This course provides a unique opportunity for students in the MS in Data Science program to apply their knowledge of the foundations, theory and methods of data science to address data driven problems in industry, research, government and the non-profit sector. The course activities focus on a semester-long project sponsored by an affiliate company or a Columbia faculty member. The project synthesizes the statistical, computational, engineering and social challenges involved in solving complex real-world problems. The course has a well developed Ethics component supported by Dr. Savannah Thais.
Select a team captain (with or without help from mentor/instructor/supervisor)
Record your names here in this format-
- Team captain Xiao Wen, xw2943
The CourseInfo folder has the templates for your reports, progress log, meeting minutes with your mentors. These are the deliverables you need to save as .pdf files and upload in this repository. Additionally the folder also contains sample meeting presentations and tips, report grading rubrics, student-mentor email templates and syllabus for your reference.
- Regularly work on developing your code, provide repository access to your industry mentor/instructor
- Update your project task status weekly in our progress log and github project board.
- Record your progress in the reports.
- Employ a mechanism to select weekly presenter at the mentor meetings
- Note down the meeting minutes on a weekly basis
- Code
- Reports- Midterm Progress Report, Final Report, Ethics Report
- Progress Log
- Meeting Minutes
The code can be placed in a folder named code, and the remaining files can be placed as .pdf files in the root directory.
THE OBJECTIVE: to be able to identify subsamples of large training data sets so that neural network classifiers perform almost as well as they would if trained on the full original training data.

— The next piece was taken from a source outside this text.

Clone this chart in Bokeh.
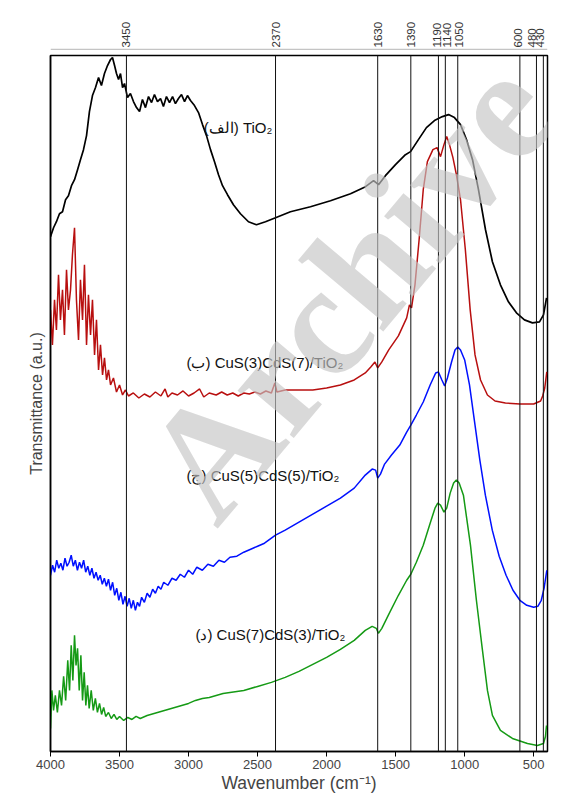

Although there is a general understanding that more training data leads to better performance, and thus smaller data sets lead to poorer outcomes, this is not entirely true. Data-efficient learning is a large research area and we will not attempt to solve the problem in generality. The goal of this project is to optimize the sub-selection from larger data sets, so that the performance remains as close as possible. It is an assumption of ours that what matters most in the training of neural network classifiers is the density distribution of the data set in the latent feature space, and so our goal is to identify if a subset of the data exhibits the same density distribution as the original.
Currently, we are using Cifar-10 and a sample CNN to conduct the following steps:
-
Map pictures into feature space (each picture is regarded as a vector) and therefore we have a matrix with the dimension of number of features times number of vectors (number of pictures).
-
Apply SVD to this matrix: i) Will have one matrix vectored in the feature space. ii) Will have a matrix of singular values (the middle diagonal matrix). These values are the variances associated with the data in the direction of the singular vectors. The first largest singular value is the variance in the first singular vector direction. iii) Will have one matrix vectored in the data space. (picture)
-
Apply SVD to several smaller subsamples of the whole dataset. So, we will have singular value vectors with respect to these subsamples as well as one with respect to the whole dataset.
-
Figure out whether singular value vectors of these subsamples are pointing in the same direction as the singular value vector of the whole dataset (can use dot product etc.)
-
If they share similar directions as the whole dataset one, then figure out whether they are similar to the whole dataset in geometry/distribution by inputting the singular value vectors of both subsamples and the whole dataset into Geometric Partition Entropy/Boltzmann Shannon interaction Entropy.
-
If they are, then we can expect similarly good ML model performance as the one associated with the whole dataset even if we use these subsamples to train the model rather than the whole dataset.